Bon Iver has grown into a band that can sell out arenas

Bon Iver started as a little indie band out of Wisconsin. But it's since become something much bigger. The folk-indie favorites have grown into a band that can sell out arenas.

"It sure feels weird for me. I skipped a lot of steps. I just got plopped right down in here," Jenn Wasner told "CBS This Morning" co-host Anthony Mason. She is the newest member of the band that started with Justin Vernon and now includes Matt McCaughan, Sean Carey, Mike Lewis and Andrew Fitzpatrick on guitar.

Mason spoke with the Grammy-winning band just before their recent sold-out show at Brooklyn's Barclays Center.

"I think of your music as very intimate in a lot of ways, and when you're in a place like this you always wonder, 'Can you create intimacy?'" Mason asked.

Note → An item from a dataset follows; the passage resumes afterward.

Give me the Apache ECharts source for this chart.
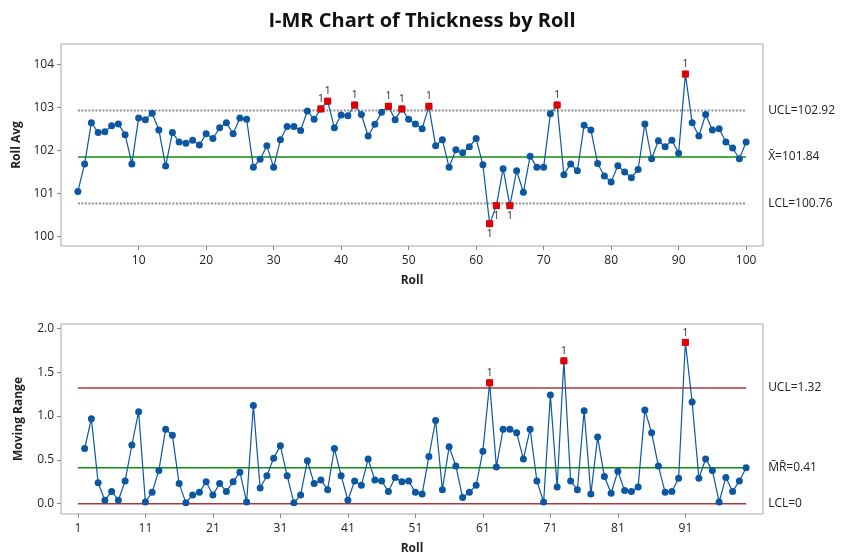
<!DOCTYPE html>
<html>
<head>
<meta charset="utf-8">
<title>I-MR Chart of Thickness by Roll</title>
<script src="https://cdn.jsdelivr.net/npm/echarts@6/dist/echarts.min.js"></script>
<style>
  html, body { margin: 0; padding: 0; background: #fff; }
  #chart { width: 844px; height: 559px; }
</style>
</head>
<body>
<div id="chart"></div>
<script>
// individual values, roll 1..100
const rollAvg = [
  101.04, 101.68, 102.64, 102.41, 102.43, 102.57, 102.61, 102.36, 101.68, 102.75,
  102.71, 102.86, 102.47, 101.63, 102.41, 102.19, 102.16, 102.23, 102.12, 102.38,
  102.27, 102.52, 102.64, 102.38, 102.75, 102.72, 101.60, 101.79, 102.10, 101.60,
  102.24, 102.55, 102.55, 102.46, 102.91, 102.72, 102.96, 103.14, 102.52, 102.82,
  102.80, 103.05, 102.83, 102.33, 102.60, 102.88, 103.02, 102.71, 102.96, 102.72,
  102.61, 102.50, 103.02, 102.10, 102.24, 101.60, 102.01, 101.94, 102.08, 102.27,
  101.66, 100.29, 100.71, 101.57, 100.71, 101.52, 101.02, 101.86, 101.60, 101.60,
  102.85, 103.05, 101.43, 101.68, 101.52, 102.58, 102.47, 101.69, 101.40, 101.26,
  101.64, 101.49, 101.36, 101.55, 102.61, 101.80, 102.22, 102.08, 102.23, 101.93,
  103.77, 102.64, 102.33, 102.83, 102.47, 102.50, 102.19, 102.05, 101.80, 102.19
];
// moving ranges, roll 2..100
const movingRange = [
  0.63, 0.97, 0.24, 0.04, 0.14, 0.04, 0.26, 0.67, 1.05,
  0.02, 0.13, 0.38, 0.85, 0.78, 0.23, 0.01, 0.10, 0.13, 0.25,
  0.10, 0.23, 0.14, 0.25, 0.36, 0.02, 1.12, 0.18, 0.32, 0.52,
  0.66, 0.32, 0.01, 0.10, 0.49, 0.23, 0.27, 0.16, 0.63, 0.32,
  0.04, 0.26, 0.21, 0.51, 0.27, 0.26, 0.14, 0.30, 0.25, 0.26,
  0.13, 0.11, 0.54, 0.95, 0.16, 0.65, 0.43, 0.07, 0.13, 0.21,
  0.60, 1.38, 0.42, 0.85, 0.85, 0.81, 0.51, 0.85, 0.26, 0.02,
  1.24, 0.19, 1.63, 0.26, 0.16, 1.06, 0.11, 0.76, 0.31, 0.12,
  0.37, 0.15, 0.14, 0.19, 1.07, 0.81, 0.43, 0.13, 0.14, 0.29,
  1.84, 1.16, 0.29, 0.51, 0.38, 0.02, 0.30, 0.14, 0.26, 0.41
];

const iLimits = { ucl: 102.92, center: 101.84, lcl: 100.76 };
const mrLimits = { ucl: 1.32, center: 0.41, lcl: 0 };

const xTicksI = [10, 20, 30, 40, 50, 60, 70, 80, 90, 100];
const xTicksMR = [1, 11, 21, 31, 41, 51, 61, 71, 81, 91];
const yTicksI = [100, 101, 102, 103, 104];
const yTicksMR = [0, 0.5, 1, 1.5, 2];

const FONT = "'Open Sans', 'Noto Sans', sans-serif";
const BLUE = '#0b57a4';
const RED = '#e00000';
const GREEN = '#118c11';
const DARKRED = '#a83a3a';
const GRAY = '#8f8f8f';

const iData = rollAvg.map((v, i) => [i + 1, v]);
const mrData = movingRange.map((v, i) => [i + 2, v]);

// out of control points (test 1)
const iFlag = iData
  .filter((d) => d[1] > iLimits.ucl || d[1] < iLimits.lcl)
  .map((d) => ({
    value: d,
    label: { position: d[1] < iLimits.lcl ? 'bottom' : 'top' },
  }));
const mrFlag = mrData.filter((d) => d[1] > mrLimits.ucl);

function limitLine(idx, y, color, type, text) {
  return {
    type: 'line',
    xAxisIndex: idx,
    yAxisIndex: idx,
    data: [[1, y], [100, y]],
    symbol: 'none',
    silent: true,
    lineStyle: { color: color, width: type === 'solid' ? 1.4 : 2, type: type },
    endLabel: {
      show: true,
      formatter: text,
      distance: 22,
      color: '#222',
      fontSize: 12,
      fontFamily: FONT,
    },
    z: 1,
  };
}

function xAxis(idx, ticks) {
  return {
    type: 'value',
    gridIndex: idx,
    min: -1.5,
    max: 102.5,
    name: 'Roll',
    nameLocation: 'middle',
    nameGap: 29,
    nameTextStyle: { fontFamily: FONT, fontSize: 12, fontWeight: 'bold', color: '#222' },
    axisLine: { show: false, onZero: false },
    axisTick: { show: true, inside: false, customValues: ticks, length: 4, lineStyle: { color: '#888' } },
    axisLabel: { customValues: ticks, margin: 9, fontFamily: FONT, fontSize: 12, color: '#222' },
    splitLine: { show: false },
  };
}

function yAxis(idx, name, min, max, ticks, fmt) {
  return {
    type: 'value',
    gridIndex: idx,
    min: min,
    max: max,
    name: name,
    nameLocation: 'middle',
    nameGap: 36,
    nameTextStyle: { fontFamily: FONT, fontSize: 12, fontWeight: 'bold', color: '#222' },
    axisLine: { show: false, onZero: false },
    axisTick: { show: true, inside: false, customValues: ticks, length: 4, lineStyle: { color: '#888' } },
    axisLabel: { customValues: ticks, margin: 7, fontFamily: FONT, fontSize: 12, color: '#222', formatter: fmt },
    splitLine: { show: false },
  };
}

const flagLabel = { show: true, formatter: '1', color: '#333', fontSize: 11, fontFamily: FONT, distance: 1 };

const chart = echarts.init(document.getElementById('chart'), null, { renderer: 'canvas' });
chart.setOption({
  animation: false,
  backgroundColor: '#fff',
  title: {
    text: 'I-MR Chart of Thickness by Roll',
    left: 'center',
    top: 6,
    textStyle: { fontFamily: FONT, fontSize: 20, fontWeight: 'bold', color: '#111' },
  },
  grid: [
    { left: 61, right: 81, top: 44, height: 202, show: true, borderColor: '#a6a6a6', borderWidth: 1, backgroundColor: '#fff' },
    { left: 61, right: 81, top: 324, height: 190, show: true, borderColor: '#a6a6a6', borderWidth: 1, backgroundColor: '#fff' },
  ],
  xAxis: [xAxis(0, xTicksI), xAxis(1, xTicksMR)],
  yAxis: [
    yAxis(0, 'Roll Avg', 99.77, 104.47, yTicksI, (v) => String(v)),
    yAxis(1, 'Moving Range', -0.117, 2.05, yTicksMR, (v) => v.toFixed(1)),
  ],
  series: [
    limitLine(0, iLimits.ucl, GRAY, [2, 1.5], 'UCL=' + iLimits.ucl),
    limitLine(0, iLimits.center, GREEN, 'solid', 'X\u0304=' + iLimits.center),
    limitLine(0, iLimits.lcl, GRAY, [2, 1.5], 'LCL=' + iLimits.lcl),
    limitLine(1, mrLimits.ucl, DARKRED, 'solid', 'UCL=' + mrLimits.ucl),
    limitLine(1, mrLimits.center, GREEN, 'solid', 'M\u0304R\u0304=' + mrLimits.center),
    limitLine(1, mrLimits.lcl, DARKRED, 'solid', 'LCL=' + mrLimits.lcl),
    {
      type: 'line',
      xAxisIndex: 0,
      yAxisIndex: 0,
      data: iData,
      symbol: 'circle',
      symbolSize: 7,
      lineStyle: { color: BLUE, width: 1.2 },
      itemStyle: { color: BLUE },
      z: 3,
    },
    {
      type: 'scatter',
      xAxisIndex: 0,
      yAxisIndex: 0,
      data: iFlag,
      symbol: 'rect',
      symbolSize: 7,
      itemStyle: { color: RED, opacity: 1 },
      label: flagLabel,
      z: 4,
    },
    {
      type: 'line',
      xAxisIndex: 1,
      yAxisIndex: 1,
      data: mrData,
      symbol: 'circle',
      symbolSize: 7,
      lineStyle: { color: BLUE, width: 1.2 },
      itemStyle: { color: BLUE },
      z: 3,
    },
    {
      type: 'scatter',
      xAxisIndex: 1,
      yAxisIndex: 1,
      data: mrFlag,
      symbol: 'rect',
      symbolSize: 7,
      itemStyle: { color: RED, opacity: 1 },
      label: Object.assign({}, flagLabel, { position: 'top' }),
      z: 4,
    },
  ],
});
</script>
</body>
</html>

"I think it works. Because it's so big, you end up kind of feeling really small and part of something bigger," Fitzpatrick said.

Saturday Sessions: Bon Iver performs "Blood Bank"

Bon Iver was born when Vernon went off into the Wisconsin woods to write music. He took the group's name from a greeting used in an episode of the TV show "Northern Exposure" 

Bon Iver's debut album, released in 2007, "For Emma, Forever Ago" would go platinum. The band's second and third albums both soared to #2 on the charts and Bon Iver won two Grammys. But success scared Vernon. In 2017, he canceled a tour partly over his discomfort with the attention.

"This is an example of something I couldn't have done five years ago. I just didn't have it within me or the strength to sit here and talk with you," he said.

Friendship and therapy, he said, healed him. "Vulnerability seems to be the word." His bandmates agree there's been a change. 

Saturday Sessions: Bon Iver performs "iMi"

The band recorded its new album "i,i" over six weeks in west Texas. "There's a lot of language that you develop that is not the English language," Vernon said of recording an album in that environment. "It's the musical language that you can only develop between people that you actually play with every day."

That new collaborative spirit was what convinced Jenn Wesner to join.

"It's a sign of a lot confidence, but it's also a sign of generosity. And I felt welcome instantly," Wesner said.

With a big smile on his face, Vernon said, "it's the first time that I don't really want to leave tour, you know, ever."